### EXERCISE DETAILS
What follows is a set of records; restate each one word for word and drop the pictures.
>> start TASK INPUT
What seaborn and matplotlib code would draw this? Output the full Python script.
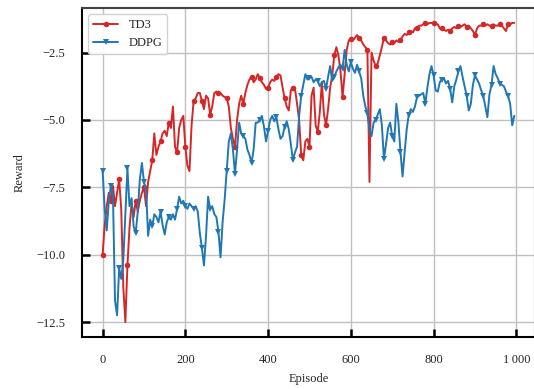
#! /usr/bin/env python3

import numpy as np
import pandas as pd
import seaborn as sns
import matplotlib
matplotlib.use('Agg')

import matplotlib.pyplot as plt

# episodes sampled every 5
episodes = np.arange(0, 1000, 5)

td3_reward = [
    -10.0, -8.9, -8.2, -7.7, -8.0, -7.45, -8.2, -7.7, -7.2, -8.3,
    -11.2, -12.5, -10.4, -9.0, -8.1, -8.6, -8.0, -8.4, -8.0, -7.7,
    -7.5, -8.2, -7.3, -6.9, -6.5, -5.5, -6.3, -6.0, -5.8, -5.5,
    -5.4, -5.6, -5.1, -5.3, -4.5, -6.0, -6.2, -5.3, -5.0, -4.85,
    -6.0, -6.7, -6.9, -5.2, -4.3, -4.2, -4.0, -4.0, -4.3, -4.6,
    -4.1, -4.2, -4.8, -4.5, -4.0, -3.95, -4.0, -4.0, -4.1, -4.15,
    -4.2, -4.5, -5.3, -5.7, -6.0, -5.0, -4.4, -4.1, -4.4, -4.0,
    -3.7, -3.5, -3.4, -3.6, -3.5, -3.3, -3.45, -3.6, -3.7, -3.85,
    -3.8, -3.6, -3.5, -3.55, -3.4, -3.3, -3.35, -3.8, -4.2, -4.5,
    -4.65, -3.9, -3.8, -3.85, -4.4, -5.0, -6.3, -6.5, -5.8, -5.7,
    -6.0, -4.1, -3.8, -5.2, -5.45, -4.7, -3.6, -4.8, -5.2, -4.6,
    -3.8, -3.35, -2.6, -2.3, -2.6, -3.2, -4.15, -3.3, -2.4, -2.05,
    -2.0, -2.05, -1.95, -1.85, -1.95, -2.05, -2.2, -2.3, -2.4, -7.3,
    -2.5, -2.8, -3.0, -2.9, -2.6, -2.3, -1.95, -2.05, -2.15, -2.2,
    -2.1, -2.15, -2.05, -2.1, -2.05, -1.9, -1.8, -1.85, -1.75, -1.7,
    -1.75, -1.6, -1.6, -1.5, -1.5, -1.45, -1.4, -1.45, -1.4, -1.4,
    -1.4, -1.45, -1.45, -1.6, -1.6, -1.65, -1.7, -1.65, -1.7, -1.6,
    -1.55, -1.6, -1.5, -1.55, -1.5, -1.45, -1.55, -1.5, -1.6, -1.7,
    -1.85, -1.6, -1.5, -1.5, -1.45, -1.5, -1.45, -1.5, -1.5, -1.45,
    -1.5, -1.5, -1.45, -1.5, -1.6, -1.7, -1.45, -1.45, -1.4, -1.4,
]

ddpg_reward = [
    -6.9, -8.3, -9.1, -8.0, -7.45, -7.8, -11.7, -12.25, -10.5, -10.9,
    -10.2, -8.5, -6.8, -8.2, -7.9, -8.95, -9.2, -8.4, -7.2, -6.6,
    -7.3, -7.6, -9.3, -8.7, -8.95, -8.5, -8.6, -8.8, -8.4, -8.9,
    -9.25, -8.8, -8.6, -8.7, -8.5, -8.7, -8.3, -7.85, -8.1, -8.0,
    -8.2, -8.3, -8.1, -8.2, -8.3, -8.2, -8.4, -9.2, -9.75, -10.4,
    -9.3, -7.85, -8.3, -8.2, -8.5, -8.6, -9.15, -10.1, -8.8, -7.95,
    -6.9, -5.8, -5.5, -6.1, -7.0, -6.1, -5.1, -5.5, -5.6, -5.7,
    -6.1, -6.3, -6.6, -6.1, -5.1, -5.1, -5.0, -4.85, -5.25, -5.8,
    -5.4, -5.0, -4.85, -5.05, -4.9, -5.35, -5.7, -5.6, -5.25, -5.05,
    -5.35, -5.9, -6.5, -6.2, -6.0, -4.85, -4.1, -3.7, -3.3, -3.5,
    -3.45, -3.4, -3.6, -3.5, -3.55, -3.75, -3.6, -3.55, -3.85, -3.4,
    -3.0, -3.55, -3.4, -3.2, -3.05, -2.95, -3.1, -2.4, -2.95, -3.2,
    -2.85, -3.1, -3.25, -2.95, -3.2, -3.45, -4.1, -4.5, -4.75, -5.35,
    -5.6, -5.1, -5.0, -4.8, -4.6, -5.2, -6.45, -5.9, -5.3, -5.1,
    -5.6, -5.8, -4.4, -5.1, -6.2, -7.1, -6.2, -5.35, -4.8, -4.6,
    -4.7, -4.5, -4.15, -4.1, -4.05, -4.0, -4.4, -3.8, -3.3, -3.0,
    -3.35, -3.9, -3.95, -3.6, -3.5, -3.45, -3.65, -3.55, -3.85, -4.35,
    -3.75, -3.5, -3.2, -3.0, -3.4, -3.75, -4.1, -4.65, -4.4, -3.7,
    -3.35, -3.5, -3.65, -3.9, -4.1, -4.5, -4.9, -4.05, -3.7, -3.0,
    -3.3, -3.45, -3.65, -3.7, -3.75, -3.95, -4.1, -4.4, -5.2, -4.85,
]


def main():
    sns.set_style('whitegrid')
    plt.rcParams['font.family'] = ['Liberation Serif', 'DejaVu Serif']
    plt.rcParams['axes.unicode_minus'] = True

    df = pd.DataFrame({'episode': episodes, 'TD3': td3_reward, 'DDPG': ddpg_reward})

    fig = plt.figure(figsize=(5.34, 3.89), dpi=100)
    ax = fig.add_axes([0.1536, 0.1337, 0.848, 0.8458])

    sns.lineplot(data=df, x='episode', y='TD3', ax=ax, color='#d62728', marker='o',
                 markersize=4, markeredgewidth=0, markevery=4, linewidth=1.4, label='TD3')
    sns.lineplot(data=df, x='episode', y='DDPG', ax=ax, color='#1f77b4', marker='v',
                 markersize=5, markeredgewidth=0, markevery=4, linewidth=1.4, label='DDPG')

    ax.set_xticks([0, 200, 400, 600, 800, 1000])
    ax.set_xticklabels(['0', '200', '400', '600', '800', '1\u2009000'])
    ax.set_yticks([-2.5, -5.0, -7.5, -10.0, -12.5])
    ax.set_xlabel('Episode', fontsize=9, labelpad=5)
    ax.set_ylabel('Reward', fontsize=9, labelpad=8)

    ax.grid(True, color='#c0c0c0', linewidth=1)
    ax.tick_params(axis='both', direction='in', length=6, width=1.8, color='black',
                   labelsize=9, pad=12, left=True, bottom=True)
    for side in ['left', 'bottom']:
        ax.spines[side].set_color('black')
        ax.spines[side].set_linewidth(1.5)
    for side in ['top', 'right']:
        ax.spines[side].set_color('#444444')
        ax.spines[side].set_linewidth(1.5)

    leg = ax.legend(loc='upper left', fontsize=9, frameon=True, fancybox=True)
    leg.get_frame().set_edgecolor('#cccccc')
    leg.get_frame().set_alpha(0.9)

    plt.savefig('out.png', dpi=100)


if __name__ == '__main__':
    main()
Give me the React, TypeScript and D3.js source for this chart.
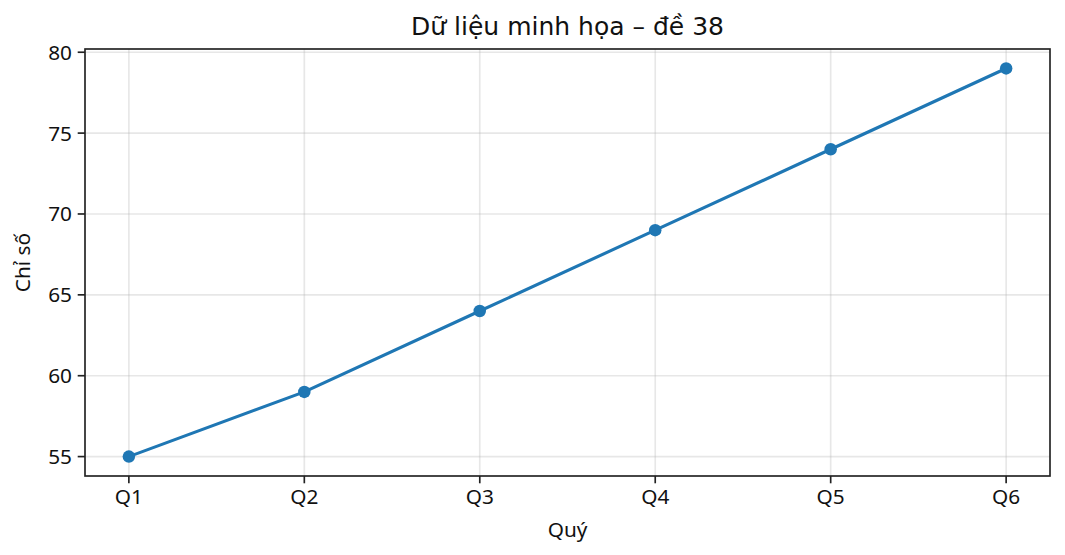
>> end TASK INPUT
### RESPONSE
What seaborn and matplotlib code would draw this? Output the full Python script.
#! /usr/bin/env python3

import numpy as np
import pandas as pd
import seaborn as sns
import matplotlib
matplotlib.use('Agg')

import matplotlib.pyplot as plt

# episodes sampled every 5
episodes = np.arange(0, 1000, 5)

td3_reward = [
    -10.0, -8.9, -8.2, -7.7, -8.0, -7.45, -8.2, -7.7, -7.2, -8.3,
    -11.2, -12.5, -10.4, -9.0, -8.1, -8.6, -8.0, -8.4, -8.0, -7.7,
    -7.5, -8.2, -7.3, -6.9, -6.5, -5.5, -6.3, -6.0, -5.8, -5.5,
    -5.4, -5.6, -5.1, -5.3, -4.5, -6.0, -6.2, -5.3, -5.0, -4.85,
    -6.0, -6.7, -6.9, -5.2, -4.3, -4.2, -4.0, -4.0, -4.3, -4.6,
    -4.1, -4.2, -4.8, -4.5, -4.0, -3.95, -4.0, -4.0, -4.1, -4.15,
    -4.2, -4.5, -5.3, -5.7, -6.0, -5.0, -4.4, -4.1, -4.4, -4.0,
    -3.7, -3.5, -3.4, -3.6, -3.5, -3.3, -3.45, -3.6, -3.7, -3.85,
    -3.8, -3.6, -3.5, -3.55, -3.4, -3.3, -3.35, -3.8, -4.2, -4.5,
    -4.65, -3.9, -3.8, -3.85, -4.4, -5.0, -6.3, -6.5, -5.8, -5.7,
    -6.0, -4.1, -3.8, -5.2, -5.45, -4.7, -3.6, -4.8, -5.2, -4.6,
    -3.8, -3.35, -2.6, -2.3, -2.6, -3.2, -4.15, -3.3, -2.4, -2.05,
    -2.0, -2.05, -1.95, -1.85, -1.95, -2.05, -2.2, -2.3, -2.4, -7.3,
    -2.5, -2.8, -3.0, -2.9, -2.6, -2.3, -1.95, -2.05, -2.15, -2.2,
    -2.1, -2.15, -2.05, -2.1, -2.05, -1.9, -1.8, -1.85, -1.75, -1.7,
    -1.75, -1.6, -1.6, -1.5, -1.5, -1.45, -1.4, -1.45, -1.4, -1.4,
    -1.4, -1.45, -1.45, -1.6, -1.6, -1.65, -1.7, -1.65, -1.7, -1.6,
    -1.55, -1.6, -1.5, -1.55, -1.5, -1.45, -1.55, -1.5, -1.6, -1.7,
    -1.85, -1.6, -1.5, -1.5, -1.45, -1.5, -1.45, -1.5, -1.5, -1.45,
    -1.5, -1.5, -1.45, -1.5, -1.6, -1.7, -1.45, -1.45, -1.4, -1.4,
]

ddpg_reward = [
    -6.9, -8.3, -9.1, -8.0, -7.45, -7.8, -11.7, -12.25, -10.5, -10.9,
    -10.2, -8.5, -6.8, -8.2, -7.9, -8.95, -9.2, -8.4, -7.2, -6.6,
    -7.3, -7.6, -9.3, -8.7, -8.95, -8.5, -8.6, -8.8, -8.4, -8.9,
    -9.25, -8.8, -8.6, -8.7, -8.5, -8.7, -8.3, -7.85, -8.1, -8.0,
    -8.2, -8.3, -8.1, -8.2, -8.3, -8.2, -8.4, -9.2, -9.75, -10.4,
    -9.3, -7.85, -8.3, -8.2, -8.5, -8.6, -9.15, -10.1, -8.8, -7.95,
    -6.9, -5.8, -5.5, -6.1, -7.0, -6.1, -5.1, -5.5, -5.6, -5.7,
    -6.1, -6.3, -6.6, -6.1, -5.1, -5.1, -5.0, -4.85, -5.25, -5.8,
    -5.4, -5.0, -4.85, -5.05, -4.9, -5.35, -5.7, -5.6, -5.25, -5.05,
    -5.35, -5.9, -6.5, -6.2, -6.0, -4.85, -4.1, -3.7, -3.3, -3.5,
    -3.45, -3.4, -3.6, -3.5, -3.55, -3.75, -3.6, -3.55, -3.85, -3.4,
    -3.0, -3.55, -3.4, -3.2, -3.05, -2.95, -3.1, -2.4, -2.95, -3.2,
    -2.85, -3.1, -3.25, -2.95, -3.2, -3.45, -4.1, -4.5, -4.75, -5.35,
    -5.6, -5.1, -5.0, -4.8, -4.6, -5.2, -6.45, -5.9, -5.3, -5.1,
    -5.6, -5.8, -4.4, -5.1, -6.2, -7.1, -6.2, -5.35, -4.8, -4.6,
    -4.7, -4.5, -4.15, -4.1, -4.05, -4.0, -4.4, -3.8, -3.3, -3.0,
    -3.35, -3.9, -3.95, -3.6, -3.5, -3.45, -3.65, -3.55, -3.85, -4.35,
    -3.75, -3.5, -3.2, -3.0, -3.4, -3.75, -4.1, -4.65, -4.4, -3.7,
    -3.35, -3.5, -3.65, -3.9, -4.1, -4.5, -4.9, -4.05, -3.7, -3.0,
    -3.3, -3.45, -3.65, -3.7, -3.75, -3.95, -4.1, -4.4, -5.2, -4.85,
]


def main():
    sns.set_style('whitegrid')
    plt.rcParams['font.family'] = ['Liberation Serif', 'DejaVu Serif']
    plt.rcParams['axes.unicode_minus'] = True

    df = pd.DataFrame({'episode': episodes, 'TD3': td3_reward, 'DDPG': ddpg_reward})

    fig = plt.figure(figsize=(5.34, 3.89), dpi=100)
    ax = fig.add_axes([0.1536, 0.1337, 0.848, 0.8458])

    sns.lineplot(data=df, x='episode', y='TD3', ax=ax, color='#d62728', marker='o',
                 markersize=4, markeredgewidth=0, markevery=4, linewidth=1.4, label='TD3')
    sns.lineplot(data=df, x='episode', y='DDPG', ax=ax, color='#1f77b4', marker='v',
                 markersize=5, markeredgewidth=0, markevery=4, linewidth=1.4, label='DDPG')

    ax.set_xticks([0, 200, 400, 600, 800, 1000])
    ax.set_xticklabels(['0', '200', '400', '600', '800', '1\u2009000'])
    ax.set_yticks([-2.5, -5.0, -7.5, -10.0, -12.5])
    ax.set_xlabel('Episode', fontsize=9, labelpad=5)
    ax.set_ylabel('Reward', fontsize=9, labelpad=8)

    ax.grid(True, color='#c0c0c0', linewidth=1)
    ax.tick_params(axis='both', direction='in', length=6, width=1.8, color='black',
                   labelsize=9, pad=12, left=True, bottom=True)
    for side in ['left', 'bottom']:
        ax.spines[side].set_color('black')
        ax.spines[side].set_linewidth(1.5)
    for side in ['top', 'right']:
        ax.spines[side].set_color('#444444')
        ax.spines[side].set_linewidth(1.5)

    leg = ax.legend(loc='upper left', fontsize=9, frameon=True, fancybox=True)
    leg.get_frame().set_edgecolor('#cccccc')
    leg.get_frame().set_alpha(0.9)

    plt.savefig('out.png', dpi=100)


if __name__ == '__main__':
    main()
Give me the React, TypeScript and D3.js source for this chart.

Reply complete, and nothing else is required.